Take Henry Kissinger. Unmentioned in the CPI report is his relationship to Freeport McMoran, the US mining giant that has paid the Indonesian military millions of dollars to guard its huge copper and gold complex in the strife-torn province of Papua and that, with Kissinger's help, lobbied to lift human rights restrictions on US military aid to Jakarta. Or Dan Quayle, who is described as a "consultant, author and public speaker," but who makes his living as a shill for Cerberus Capital Management, a US investment fund that has spent more than $2 billion snatching up bankrupt Asian enterprises and recently opened a Washington office to invest in homeland security companies. And Perle's full portfolio is still being fleshed out: It includes a directorship at FNSS, a big Turkish arms manufacturer owned by United Defense Industries, a subsidiary of George Bush Sr.'s Carlyle Group. Defense board member Thomas Foley, the former Speaker of the House and US ambassador to Tokyo, also works for Carlyle as an adviser for its Japan fund, which also lists George Herbert Walker Bush as a senior advisor.
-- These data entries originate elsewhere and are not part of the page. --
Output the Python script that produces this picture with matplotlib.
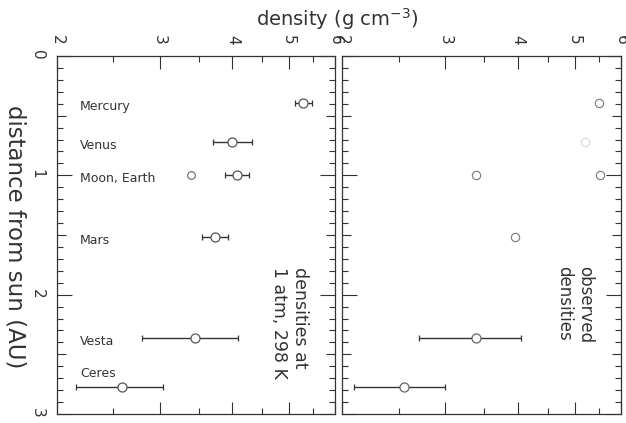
import numpy as np
import matplotlib
matplotlib.use("Agg")
import matplotlib.pyplot as plt
from matplotlib.ticker import FixedLocator, NullFormatter, FuncFormatter

# distance from sun (AU)
planetas = ['Mercury', 'Venus', 'Moon, Earth', 'Mars', 'Vesta', 'Ceres']
distancia = [0.39, 0.72, 1.00, 1.52, 2.36, 2.77]

# densidades a 1 atm, 298 K (panel izquierdo)
dens_298 = [5.28, 3.99, 4.07, 3.73, 3.45, 2.59]
dens_298_min = [5.12, 3.71, 3.88, 3.55, 2.80, 2.16]
dens_298_max = [5.48, 4.32, 4.27, 3.93, 4.09, 3.04]
luna_298 = 3.40

# densidades observadas (panel derecho)
dist_obs = [0.39, 1.00, 1.52]
dens_obs = [5.50, 5.52, 3.95]
venus_obs = 5.21
luna_obs = 3.39
dist_ast = [2.36, 2.77]
dens_ast = [3.39, 2.55]
dens_ast_min = [2.71, 2.10]
dens_ast_max = [4.05, 3.00]

gris = '#333333'
plt.rcParams['font.family'] = ['DejaVu Sans']
plt.rcParams['text.color'] = gris

fig = plt.figure(figsize=(6.26, 4.23), dpi=100)
ax1 = fig.add_axes([57/626, 9/423, 278/626, 358/423])
ax2 = fig.add_axes([342/626, 9/423, 279/626, 358/423])


def formato(ax, etiquetas_y):
    ax.set_xscale('log')
    ax.set_xlim(2, 6)
    ax.set_ylim(3, 0)
    ax.xaxis.set_major_locator(FixedLocator([2, 3, 4, 5, 6]))
    ax.xaxis.set_minor_locator(FixedLocator([2.5, 3.5, 4.5, 5.5]))
    ax.xaxis.set_major_formatter(FuncFormatter(lambda v, p: '%d' % round(v)))
    ax.xaxis.set_minor_formatter(NullFormatter())
    ax.yaxis.set_major_locator(FixedLocator(np.arange(0, 3.01, 0.5)))
    ax.yaxis.set_minor_locator(FixedLocator(np.arange(0, 3.01, 0.1)))
    ax.yaxis.set_major_formatter(FuncFormatter(
        lambda v, p: ('%d' % round(v)) if abs(v - round(v)) < 1e-6 else ''))
    ax.tick_params(which='both', direction='in', top=True, bottom=True,
                   left=True, right=True, labeltop=True, labelbottom=False,
                   labelleft=etiquetas_y, labelright=False, color=gris,
                   width=0.8, labelcolor=gris)
    ax.tick_params(axis='x', which='major', length=9, pad=8,
                   labelsize=11, labelrotation=-90)
    ax.tick_params(axis='x', which='minor', length=4.5)
    ax.tick_params(axis='y', which='major', length=11, pad=9,
                   labelsize=11, labelrotation=-90)
    ax.tick_params(axis='y', which='minor', length=4)
    for t, loc in zip(ax.yaxis.get_major_ticks(), ax.yaxis.get_majorticklocs()):
        if abs(loc - round(loc)) > 1e-6:
            t.tick1line.set_markersize(6.5)
            t.tick2line.set_markersize(6.5)
    for s in ax.spines.values():
        s.set_color(gris)
        s.set_linewidth(0.9)


formato(ax1, True)
formato(ax2, False)

# panel izquierdo
err_bajo = np.array(dens_298) - np.array(dens_298_min)
err_alto = np.array(dens_298_max) - np.array(dens_298)
ax1.errorbar(dens_298, distancia, xerr=[err_bajo, err_alto], fmt='o',
             ms=6.5, mfc='white', mec='#555555', mew=0.9, ecolor=gris,
             elinewidth=1.0, capsize=2.3, capthick=1.0, zorder=3)
ax1.plot([luna_298], [distancia[2]], 'o', ms=5.5, mfc='white', mec='#666666', mew=0.8)
for nombre, d in zip(planetas, distancia):
    dy = -0.11 if nombre == 'Ceres' else 0.03
    ax1.text(0.083, d + dy, nombre, transform=ax1.get_yaxis_transform(),
             fontsize=9, ha='left', va='center', color=gris)
ax1.text(0.835, 2.24, 'densities at\n1 atm, 298 K', transform=ax1.get_yaxis_transform(),
         rotation=-90, ha='center', va='center', multialignment='left',
         fontsize=12.5, color=gris)

# panel derecho
ax2.plot(dens_obs, dist_obs, 'o', ms=6, mfc='white', mec='#777777', mew=0.8)
ax2.plot([luna_obs], [distancia[2]], 'o', ms=6, mfc='white', mec='#777777', mew=0.8)
ax2.plot([venus_obs], [distancia[1]], 'o', ms=6, mfc='none', mec='#cccccc', mew=0.6)
a_bajo = np.array(dens_ast) - np.array(dens_ast_min)
a_alto = np.array(dens_ast_max) - np.array(dens_ast)
ax2.errorbar(dens_ast, dist_ast, xerr=[a_bajo, a_alto], fmt='o',
             ms=6.5, mfc='white', mec='#666666', mew=0.9, ecolor=gris,
             elinewidth=1.0, capsize=2.3, capthick=1.0, zorder=3)
ax2.text(0.835, 2.08, 'observed\ndensities', transform=ax2.get_yaxis_transform(),
         rotation=-90, ha='center', va='center', multialignment='left',
         fontsize=12, color=gris)

fig.text(337/626, 1 - 19/423, 'density (g cm$^{-3}$)', ha='center', va='center',
         fontsize=14, color=gris)
fig.text(15/626, 1 - 237/423, 'distance from sun (AU)', ha='center', va='center',
         rotation=-90, fontsize=16.5, color=gris)

fig.savefig('out.png', dpi=100)
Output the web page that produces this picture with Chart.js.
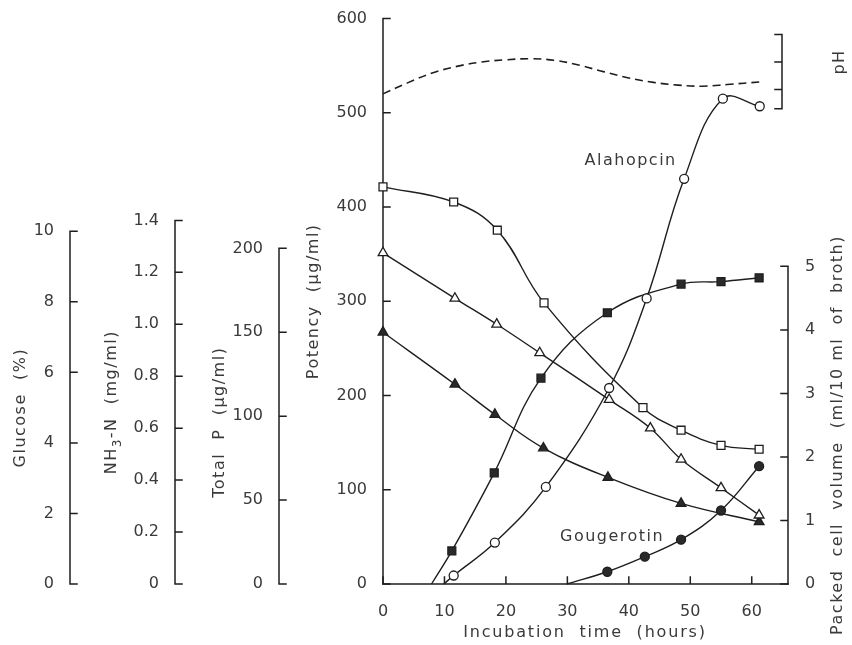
<!DOCTYPE html>
<html>
<head>
<meta charset="utf-8">
<script src="https://cdn.jsdelivr.net/npm/chart.js@4.4.1/dist/chart.umd.min.js"></script>
<style>
  html, body { margin: 0; background: #fff; }
</style>
</head>
<body>
<canvas id="chart" width="852" height="645"></canvas>
<script>
// ---- data ----
// Alahopcin potency (open circles), µg/ml
const alaHours = [9.9, 11.5, 18.2, 26.5, 36.8, 42.9, 49, 55.3, 61.3];
const alahopcin = [0, 9, 44, 103, 208, 303, 430, 515, 507];
// Gougerotin potency (filled circles), µg/ml
const gouHours = [29.9, 36.5, 42.6, 48.5, 55, 61.2];
const gougerotin = [0, 13, 29, 47, 78, 125];
// packed cell volume (filled squares), ml/10 ml
const pcvHours = [7.9, 11.2, 18.1, 25.7, 36.5, 48.5, 55, 61.2];
const packedCell = [0, 0.52, 1.75, 3.24, 4.27, 4.72, 4.76, 4.82];
// glucose (open squares), %
const gluHours = [0, 11.5, 18.6, 26.2, 42.3, 48.5, 55, 61.2];
const glucose = [11.26, 10.83, 10.03, 7.97, 5.0, 4.36, 3.93, 3.82];
// NH3-N (open triangles), mg/ml
const nh3Hours = [0, 11.7, 18.5, 25.5, 36.8, 43.5, 48.5, 55, 61.2];
const nh3n = [1.275, 1.10, 1.0, 0.89, 0.71, 0.60, 0.48, 0.37, 0.265];
// total P (filled triangles), µg/ml
const tpHours = [0, 11.7, 18.2, 26.1, 36.6, 48.5, 61.2];
const totalP = [150, 119, 101, 81, 63.5, 48, 37];
// pH (dashed)
const phHours = [0, 4, 8, 12, 16, 20, 24, 28, 32, 36, 40, 44, 48, 52, 56, 61.5];
const ph = [5.92, 6.12, 6.3, 6.42, 6.5, 6.54, 6.56, 6.53, 6.44, 6.32, 6.21, 6.13, 6.08, 6.06, 6.09, 6.14];

// tick labels
const hourTicks = [0, 10, 20, 30, 40, 50, 60];
const potencyTicks = [0, 100, 200, 300, 400, 500, 600];
const glucoseTicks = [0, 2, 4, 6, 8, 10];
const nh3Ticks = [0, 0.2, 0.4, 0.6, 0.8, 1.0, 1.2, 1.4];
const totalPTicks = [0, 50, 100, 150, 200];
const pcvTicks = [0, 1, 2, 3, 4, 5];
const phTicks = [6, 6.5, 7];
const phLabels = { 6: '6', 7: '7' };

const ink = '#1e1e1e';
const textCol = '#3a3a3a';
const font = 'DejaVu Sans';

const pts = (xs, ys) => xs.map((x, i) => ({ x, y: ys[i] }));
// first point of a rising curve is where it leaves the axis, no marker there
const noStart = r => ctx => (ctx.dataIndex === 0 ? 0 : r);

function series(label, xs, ys, axis, style, radius, fill, skipFirst) {
  return {
    label, data: pts(xs, ys), yAxisID: axis,
    borderColor: ink, borderWidth: 1.4, tension: 0.4,
    pointStyle: style,
    pointRadius: skipFirst ? noStart(radius) : radius,
    pointBackgroundColor: fill, pointBorderColor: ink, pointBorderWidth: 1.3,
    clip: false
  };
}

function fixedWidth(w) { return scale => { scale.width = w; }; }
function setTicks(vals) { return scale => { scale.ticks = vals.map(v => ({ value: v })); }; }

const tickFont = { family: font, size: 16 };

const axesPlugin = {
  id: 'paperAxes',
  beforeDatasetsDraw(chart) {
    const c = chart.ctx, s = chart.scales, a = chart.chartArea;
    c.save();
    c.strokeStyle = ink;
    c.lineWidth = 1.5;
    c.lineCap = 'square';
    const vAxis = (scale, x, vals, lo, hi, dir) => {
      c.beginPath();
      c.moveTo(x, scale.getPixelForValue(lo));
      c.lineTo(x, scale.getPixelForValue(hi));
      vals.forEach(v => {
        const y = scale.getPixelForValue(v);
        c.moveTo(x, y);
        c.lineTo(x + dir * 7, y);
      });
      c.stroke();
    };
    vAxis(s.glu, s.glu.right, glucoseTicks, 0, 10, 1);
    vAxis(s.nh3, s.nh3.right, nh3Ticks, 0, 1.4, 1);
    vAxis(s.tp, s.tp.right, totalPTicks, 0, 200, 1);
    vAxis(s.y, s.y.right, potencyTicks, 0, 600, 1);
    vAxis(s.pcv, a.right, pcvTicks, 0, 5, -1);
    vAxis(s.ph, a.right - 6, phTicks.concat([5.65]), 5.65, 7, -1);
    // time axis
    c.beginPath();
    c.moveTo(a.left, a.bottom);
    c.lineTo(a.right, a.bottom);
    hourTicks.forEach(v => {
      const x = s.x.getPixelForValue(v);
      c.moveTo(x, a.bottom);
      c.lineTo(x, a.bottom - 7);
    });
    c.stroke();
    c.restore();
  },
  afterDraw(chart) {
    const c = chart.ctx, s = chart.scales, a = chart.chartArea;
    c.save();
    c.fillStyle = textCol;
    c.font = '16px "' + font + '"';
    c.letterSpacing = '1.5px';
    c.textBaseline = 'middle';
    const vText = (parts, x, yc) => {
      c.save();
      c.translate(x, yc);
      c.rotate(-Math.PI / 2);
      let total = 0;
      parts.forEach(p => { c.font = (p.sub ? '12px "' : '16px "') + font + '"'; p.w = c.measureText(p.t).width; total += p.w; });
      let cx = -total / 2;
      c.textAlign = 'left';
      parts.forEach(p => {
        c.font = (p.sub ? '12px "' : '16px "') + font + '"';
        c.fillText(p.t, cx, p.sub ? 6 : 0);
        cx += p.w;
      });
      c.restore();
    };
    const mid = (sc, lo, hi) => (sc.getPixelForValue(lo) + sc.getPixelForValue(hi)) / 2;
    vText([{ t: 'Glucose  (%)' }], 21, mid(s.glu, 0, 10));
    vText([{ t: 'NH' }, { t: '3', sub: true }, { t: '-N  (mg/ml)' }], 112, mid(s.nh3, 0, 1.4));
    vText([{ t: 'Total  P  (μg/ml)' }], 220, mid(s.tp, 0, 200) + 6);
    vText([{ t: 'Potency  (μg/ml)' }], 314, s.y.getPixelForValue(300));
    vText([{ t: 'Packed  cell  volume  (ml/10 ml  of  broth)' }], 838, 435);
    vText([{ t: 'pH' }], 840, s.ph.getPixelForValue(6.5));
    c.textAlign = 'center';
    c.font = '16px "' + font + '"';
    c.letterSpacing = '1.8px';
    c.fillText('Incubation  time  (hours)', 585, 633);
    c.letterSpacing = '1.5px';
    c.textAlign = 'left';
    c.fillText('Alahopcin', s.x.getPixelForValue(32.8), s.y.getPixelForValue(449));
    c.fillText('Gougerotin', s.x.getPixelForValue(28.8), s.y.getPixelForValue(50));
    c.restore();
  }
};

new Chart(document.getElementById('chart'), {
  type: 'line',
  data: {
    datasets: [
      series('Alahopcin', alaHours, alahopcin, 'y', 'circle', 4.5, '#fff', true),
      series('Gougerotin', gouHours, gougerotin, 'y', 'circle', 4.5, '#2a2a2a', true),
      series('Packed cell volume', pcvHours, packedCell, 'pcv', 'rect', 5.6, '#2a2a2a', true),
      series('Glucose', gluHours, glucose, 'glu', 'rect', 5.6, '#fff', false),
      series('NH3-N', nh3Hours, nh3n, 'nh3', 'triangle', 5.6, '#fff', false),
      series('Total P', tpHours, totalP, 'tp', 'triangle', 5.6, '#2a2a2a', false),
      {
        label: 'pH', data: pts(phHours, ph), yAxisID: 'ph',
        borderColor: ink, borderWidth: 1.6, borderDash: [8, 5],
        tension: 0.4, pointRadius: 0, clip: false
      }
    ]
  },
  options: {
    responsive: false,
    animation: false,
    layout: { padding: { top: 18, left: 0, right: 0, bottom: 0 } },
    plugins: { legend: { display: false }, tooltip: { enabled: false } },
    scales: {
      x: {
        type: 'linear', position: 'bottom', min: 0, max: 65.9,
        grid: { display: false }, border: { display: false },
        afterBuildTicks: setTicks(hourTicks),
        afterFit: scale => { scale.height = 61; },
        ticks: { font: tickFont, color: textCol, padding: 10, maxRotation: 0 }
      },
      y: {
        type: 'linear', position: 'left', min: 0, max: 600, weight: 0,
        grid: { display: false }, border: { display: false },
        afterBuildTicks: setTicks(potencyTicks), afterFit: fixedWidth(104),
        ticks: { font: tickFont, color: textCol, padding: 8 }
      },
      tp: {
        type: 'linear', position: 'left', min: 0, max: 336.9, weight: 1,
        grid: { display: false }, border: { display: false },
        afterBuildTicks: setTicks(totalPTicks), afterFit: fixedWidth(104),
        ticks: { font: tickFont, color: textCol, padding: 8 }
      },
      nh3: {
        type: 'linear', position: 'left', min: 0, max: 2.177, weight: 2,
        grid: { display: false }, border: { display: false },
        afterBuildTicks: setTicks(nh3Ticks), afterFit: fixedWidth(105),
        ticks: { font: tickFont, color: textCol, padding: 8,
          callback: v => (v === 0 ? '0' : v.toFixed(1)) }
      },
      glu: {
        type: 'linear', position: 'left', min: 0, max: 16.03, weight: 3,
        grid: { display: false }, border: { display: false },
        afterBuildTicks: setTicks(glucoseTicks), afterFit: fixedWidth(70),
        ticks: { font: tickFont, color: textCol, padding: 8 }
      },
      ph: {
        type: 'linear', position: 'right', min: -3.0, max: 7.29, weight: 0,
        grid: { display: false }, border: { display: false },
        afterBuildTicks: setTicks(phTicks), afterFit: fixedWidth(0),
        ticks: { font: tickFont, color: textCol, padding: 8,
          callback: v => phLabels[v] || '' }
      },
      pcv: {
        type: 'linear', position: 'right', min: 0, max: 8.9, weight: 1,
        grid: { display: false }, border: { display: false },
        afterBuildTicks: setTicks(pcvTicks), afterFit: fixedWidth(64),
        ticks: { font: tickFont, color: textCol, padding: 9 }
      }
    }
  },
  plugins: [axesPlugin]
});
</script>
</body>
</html>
Perle is clearly edgy about the attention he has brought to Rumsfeld's board. He bitterly attacked Hersh as a "terrorist" and was visibly upset when a Code Pink activist disrupted his March 25 talk at the American Enterprise Institute, where he, Woolsey and other pre-emptive warriors have found their ideological home. But Perle quickly recovered: After the woman was escorted out, he declared that the US campaign in Iraq underscores his argument that democracies don't start aggressive wars. "Dictatorships start wars because they need external enemies to exert internal control over their own people," he said. Add the need to expand markets for arms exporters, corporations and banks, and the Prince of Darkness may finally be on to something.